All of the listing below must be repeated word for word. Pictures are the only thing to omit.
──────── DATA
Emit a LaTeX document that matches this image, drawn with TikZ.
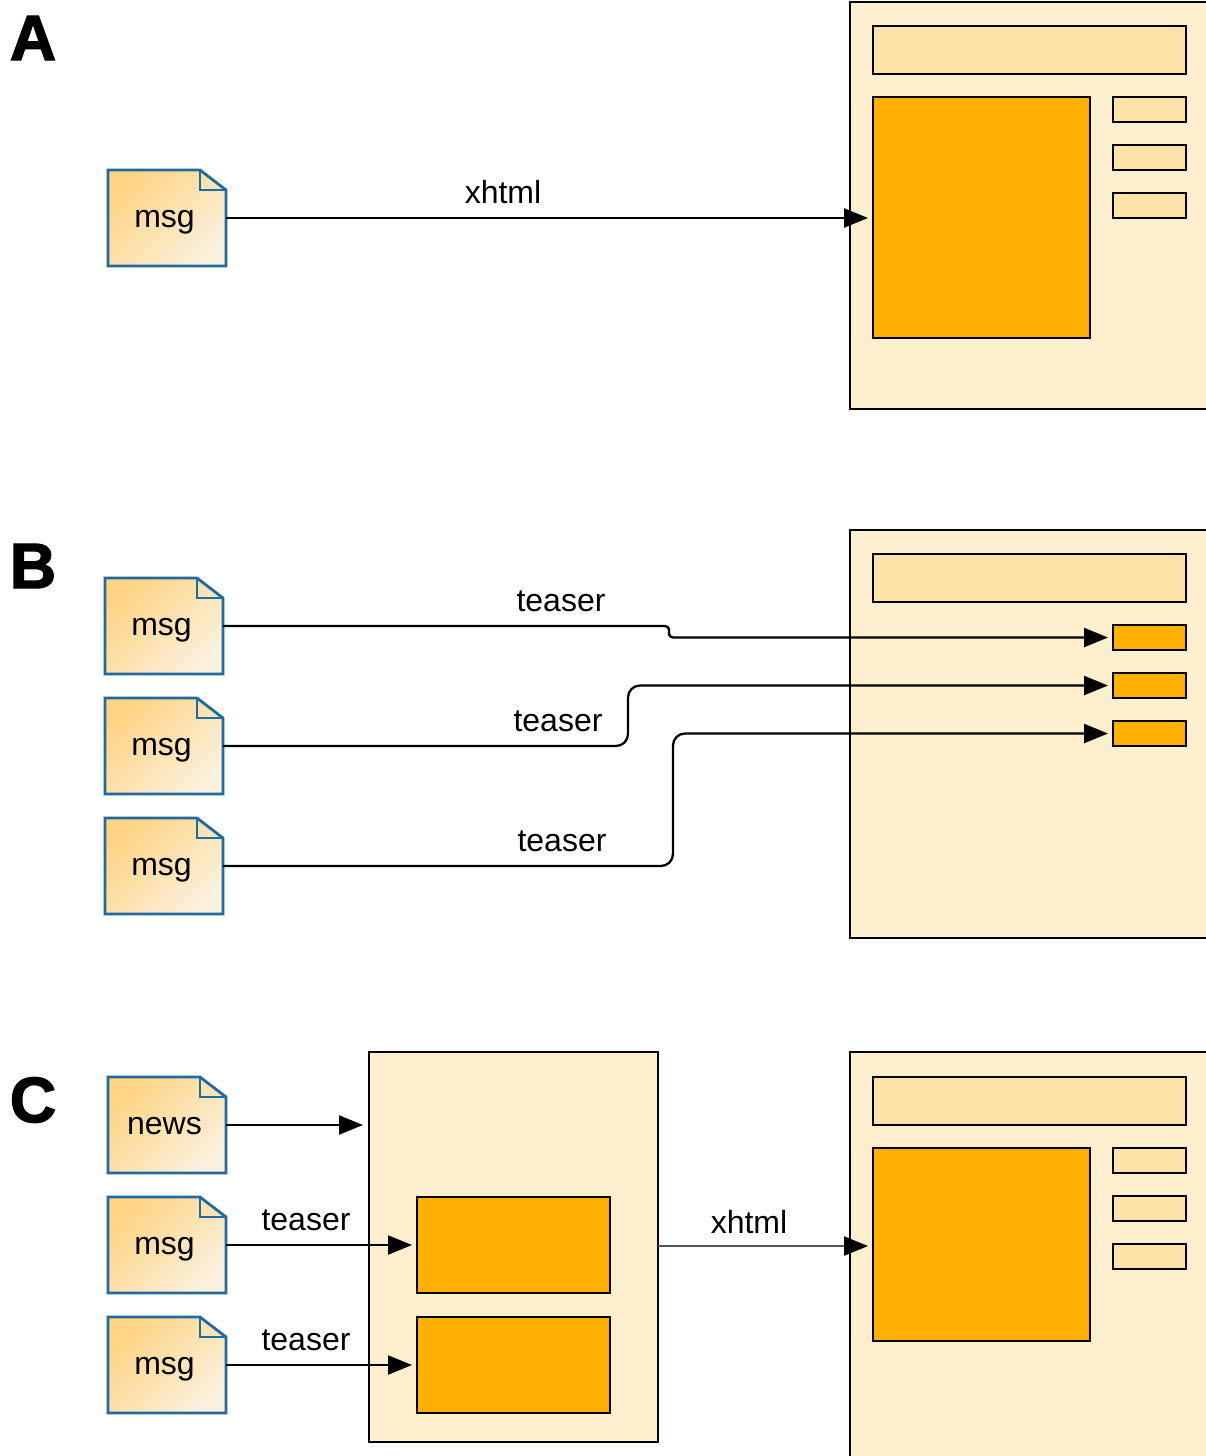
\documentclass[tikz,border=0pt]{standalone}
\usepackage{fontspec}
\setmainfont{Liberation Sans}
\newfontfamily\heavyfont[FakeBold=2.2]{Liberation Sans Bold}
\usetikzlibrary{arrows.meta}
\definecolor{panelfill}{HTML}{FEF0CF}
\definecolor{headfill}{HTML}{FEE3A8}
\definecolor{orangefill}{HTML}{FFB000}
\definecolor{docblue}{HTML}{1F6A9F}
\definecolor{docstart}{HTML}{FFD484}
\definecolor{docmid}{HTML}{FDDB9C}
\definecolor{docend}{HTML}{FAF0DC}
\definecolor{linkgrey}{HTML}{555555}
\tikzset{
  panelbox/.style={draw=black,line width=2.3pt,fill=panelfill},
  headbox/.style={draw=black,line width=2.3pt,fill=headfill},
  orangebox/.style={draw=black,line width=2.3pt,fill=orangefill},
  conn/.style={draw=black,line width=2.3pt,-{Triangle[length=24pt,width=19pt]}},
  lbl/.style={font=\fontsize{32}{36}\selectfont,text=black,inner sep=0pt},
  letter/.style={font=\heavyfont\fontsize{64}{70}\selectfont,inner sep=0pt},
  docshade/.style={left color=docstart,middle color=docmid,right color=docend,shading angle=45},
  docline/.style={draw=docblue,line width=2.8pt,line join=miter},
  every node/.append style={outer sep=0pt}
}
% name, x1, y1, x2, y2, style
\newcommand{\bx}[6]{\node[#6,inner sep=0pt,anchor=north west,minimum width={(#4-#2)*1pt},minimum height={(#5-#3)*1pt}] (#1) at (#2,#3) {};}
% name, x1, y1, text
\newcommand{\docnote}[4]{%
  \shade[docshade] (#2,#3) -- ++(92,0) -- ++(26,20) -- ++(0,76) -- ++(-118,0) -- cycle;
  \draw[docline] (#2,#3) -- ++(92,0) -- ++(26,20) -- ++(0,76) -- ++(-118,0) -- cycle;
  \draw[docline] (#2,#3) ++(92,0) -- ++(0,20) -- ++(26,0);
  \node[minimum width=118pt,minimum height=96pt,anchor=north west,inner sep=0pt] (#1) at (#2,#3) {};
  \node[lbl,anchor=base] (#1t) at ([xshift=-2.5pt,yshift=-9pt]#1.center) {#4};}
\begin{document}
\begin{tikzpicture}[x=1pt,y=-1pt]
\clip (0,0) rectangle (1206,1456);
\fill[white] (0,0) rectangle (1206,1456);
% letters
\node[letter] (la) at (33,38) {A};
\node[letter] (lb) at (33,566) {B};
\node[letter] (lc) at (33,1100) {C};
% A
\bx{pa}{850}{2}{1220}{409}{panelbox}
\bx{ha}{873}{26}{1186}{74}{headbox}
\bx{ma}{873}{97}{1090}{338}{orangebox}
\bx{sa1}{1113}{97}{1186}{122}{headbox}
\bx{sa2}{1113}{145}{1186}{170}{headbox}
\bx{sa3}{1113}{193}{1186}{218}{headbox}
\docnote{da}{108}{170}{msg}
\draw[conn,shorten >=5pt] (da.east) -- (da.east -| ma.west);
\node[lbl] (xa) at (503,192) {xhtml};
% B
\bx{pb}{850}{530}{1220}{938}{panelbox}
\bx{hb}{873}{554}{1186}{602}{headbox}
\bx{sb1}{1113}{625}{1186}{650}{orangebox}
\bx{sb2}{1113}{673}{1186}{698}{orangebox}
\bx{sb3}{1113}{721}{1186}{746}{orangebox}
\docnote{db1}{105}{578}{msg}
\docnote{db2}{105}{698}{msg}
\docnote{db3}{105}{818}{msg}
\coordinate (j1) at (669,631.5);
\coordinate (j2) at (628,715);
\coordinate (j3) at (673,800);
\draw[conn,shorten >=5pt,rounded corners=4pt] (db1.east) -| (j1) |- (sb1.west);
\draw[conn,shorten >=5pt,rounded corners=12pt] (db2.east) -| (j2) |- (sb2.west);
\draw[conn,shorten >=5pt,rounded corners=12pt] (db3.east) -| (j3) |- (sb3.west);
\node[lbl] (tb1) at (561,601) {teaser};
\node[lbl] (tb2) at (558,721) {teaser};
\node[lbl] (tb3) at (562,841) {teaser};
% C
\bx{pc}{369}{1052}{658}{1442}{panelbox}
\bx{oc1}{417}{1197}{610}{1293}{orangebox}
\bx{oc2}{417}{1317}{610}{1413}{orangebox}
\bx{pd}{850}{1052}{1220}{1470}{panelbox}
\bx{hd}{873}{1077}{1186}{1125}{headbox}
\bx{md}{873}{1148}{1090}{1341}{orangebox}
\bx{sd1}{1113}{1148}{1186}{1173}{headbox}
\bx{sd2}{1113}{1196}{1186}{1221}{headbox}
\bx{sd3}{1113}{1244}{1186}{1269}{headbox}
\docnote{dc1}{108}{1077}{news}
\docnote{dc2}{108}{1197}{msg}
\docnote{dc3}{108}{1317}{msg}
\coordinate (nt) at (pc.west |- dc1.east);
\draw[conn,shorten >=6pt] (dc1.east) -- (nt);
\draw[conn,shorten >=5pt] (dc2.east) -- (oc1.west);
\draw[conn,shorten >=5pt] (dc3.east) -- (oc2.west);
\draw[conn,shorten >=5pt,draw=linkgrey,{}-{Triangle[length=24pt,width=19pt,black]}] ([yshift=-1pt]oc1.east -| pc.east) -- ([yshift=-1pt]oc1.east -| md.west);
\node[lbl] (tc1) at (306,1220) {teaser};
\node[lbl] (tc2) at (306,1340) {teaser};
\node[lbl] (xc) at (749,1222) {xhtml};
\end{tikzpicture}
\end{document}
────────────────
- _RESULT OF THIS TASK_
Emit a LaTeX document that matches this image, drawn with TikZ.
\documentclass[tikz,border=0pt]{standalone}
\usepackage{fontspec}
\setmainfont{Liberation Sans}
\newfontfamily\heavyfont[FakeBold=2.2]{Liberation Sans Bold}
\usetikzlibrary{arrows.meta}
\definecolor{panelfill}{HTML}{FEF0CF}
\definecolor{headfill}{HTML}{FEE3A8}
\definecolor{orangefill}{HTML}{FFB000}
\definecolor{docblue}{HTML}{1F6A9F}
\definecolor{docstart}{HTML}{FFD484}
\definecolor{docmid}{HTML}{FDDB9C}
\definecolor{docend}{HTML}{FAF0DC}
\definecolor{linkgrey}{HTML}{555555}
\tikzset{
  panelbox/.style={draw=black,line width=2.3pt,fill=panelfill},
  headbox/.style={draw=black,line width=2.3pt,fill=headfill},
  orangebox/.style={draw=black,line width=2.3pt,fill=orangefill},
  conn/.style={draw=black,line width=2.3pt,-{Triangle[length=24pt,width=19pt]}},
  lbl/.style={font=\fontsize{32}{36}\selectfont,text=black,inner sep=0pt},
  letter/.style={font=\heavyfont\fontsize{64}{70}\selectfont,inner sep=0pt},
  docshade/.style={left color=docstart,middle color=docmid,right color=docend,shading angle=45},
  docline/.style={draw=docblue,line width=2.8pt,line join=miter},
  every node/.append style={outer sep=0pt}
}
% name, x1, y1, x2, y2, style
\newcommand{\bx}[6]{\node[#6,inner sep=0pt,anchor=north west,minimum width={(#4-#2)*1pt},minimum height={(#5-#3)*1pt}] (#1) at (#2,#3) {};}
% name, x1, y1, text
\newcommand{\docnote}[4]{%
  \shade[docshade] (#2,#3) -- ++(92,0) -- ++(26,20) -- ++(0,76) -- ++(-118,0) -- cycle;
  \draw[docline] (#2,#3) -- ++(92,0) -- ++(26,20) -- ++(0,76) -- ++(-118,0) -- cycle;
  \draw[docline] (#2,#3) ++(92,0) -- ++(0,20) -- ++(26,0);
  \node[minimum width=118pt,minimum height=96pt,anchor=north west,inner sep=0pt] (#1) at (#2,#3) {};
  \node[lbl,anchor=base] (#1t) at ([xshift=-2.5pt,yshift=-9pt]#1.center) {#4};}
\begin{document}
\begin{tikzpicture}[x=1pt,y=-1pt]
\clip (0,0) rectangle (1206,1456);
\fill[white] (0,0) rectangle (1206,1456);
% letters
\node[letter] (la) at (33,38) {A};
\node[letter] (lb) at (33,566) {B};
\node[letter] (lc) at (33,1100) {C};
% A
\bx{pa}{850}{2}{1220}{409}{panelbox}
\bx{ha}{873}{26}{1186}{74}{headbox}
\bx{ma}{873}{97}{1090}{338}{orangebox}
\bx{sa1}{1113}{97}{1186}{122}{headbox}
\bx{sa2}{1113}{145}{1186}{170}{headbox}
\bx{sa3}{1113}{193}{1186}{218}{headbox}
\docnote{da}{108}{170}{msg}
\draw[conn,shorten >=5pt] (da.east) -- (da.east -| ma.west);
\node[lbl] (xa) at (503,192) {xhtml};
% B
\bx{pb}{850}{530}{1220}{938}{panelbox}
\bx{hb}{873}{554}{1186}{602}{headbox}
\bx{sb1}{1113}{625}{1186}{650}{orangebox}
\bx{sb2}{1113}{673}{1186}{698}{orangebox}
\bx{sb3}{1113}{721}{1186}{746}{orangebox}
\docnote{db1}{105}{578}{msg}
\docnote{db2}{105}{698}{msg}
\docnote{db3}{105}{818}{msg}
\coordinate (j1) at (669,631.5);
\coordinate (j2) at (628,715);
\coordinate (j3) at (673,800);
\draw[conn,shorten >=5pt,rounded corners=4pt] (db1.east) -| (j1) |- (sb1.west);
\draw[conn,shorten >=5pt,rounded corners=12pt] (db2.east) -| (j2) |- (sb2.west);
\draw[conn,shorten >=5pt,rounded corners=12pt] (db3.east) -| (j3) |- (sb3.west);
\node[lbl] (tb1) at (561,601) {teaser};
\node[lbl] (tb2) at (558,721) {teaser};
\node[lbl] (tb3) at (562,841) {teaser};
% C
\bx{pc}{369}{1052}{658}{1442}{panelbox}
\bx{oc1}{417}{1197}{610}{1293}{orangebox}
\bx{oc2}{417}{1317}{610}{1413}{orangebox}
\bx{pd}{850}{1052}{1220}{1470}{panelbox}
\bx{hd}{873}{1077}{1186}{1125}{headbox}
\bx{md}{873}{1148}{1090}{1341}{orangebox}
\bx{sd1}{1113}{1148}{1186}{1173}{headbox}
\bx{sd2}{1113}{1196}{1186}{1221}{headbox}
\bx{sd3}{1113}{1244}{1186}{1269}{headbox}
\docnote{dc1}{108}{1077}{news}
\docnote{dc2}{108}{1197}{msg}
\docnote{dc3}{108}{1317}{msg}
\coordinate (nt) at (pc.west |- dc1.east);
\draw[conn,shorten >=6pt] (dc1.east) -- (nt);
\draw[conn,shorten >=5pt] (dc2.east) -- (oc1.west);
\draw[conn,shorten >=5pt] (dc3.east) -- (oc2.west);
\draw[conn,shorten >=5pt,draw=linkgrey,{}-{Triangle[length=24pt,width=19pt,black]}] ([yshift=-1pt]oc1.east -| pc.east) -- ([yshift=-1pt]oc1.east -| md.west);
\node[lbl] (tc1) at (306,1220) {teaser};
\node[lbl] (tc2) at (306,1340) {teaser};
\node[lbl] (xc) at (749,1222) {xhtml};
\end{tikzpicture}
\end{document}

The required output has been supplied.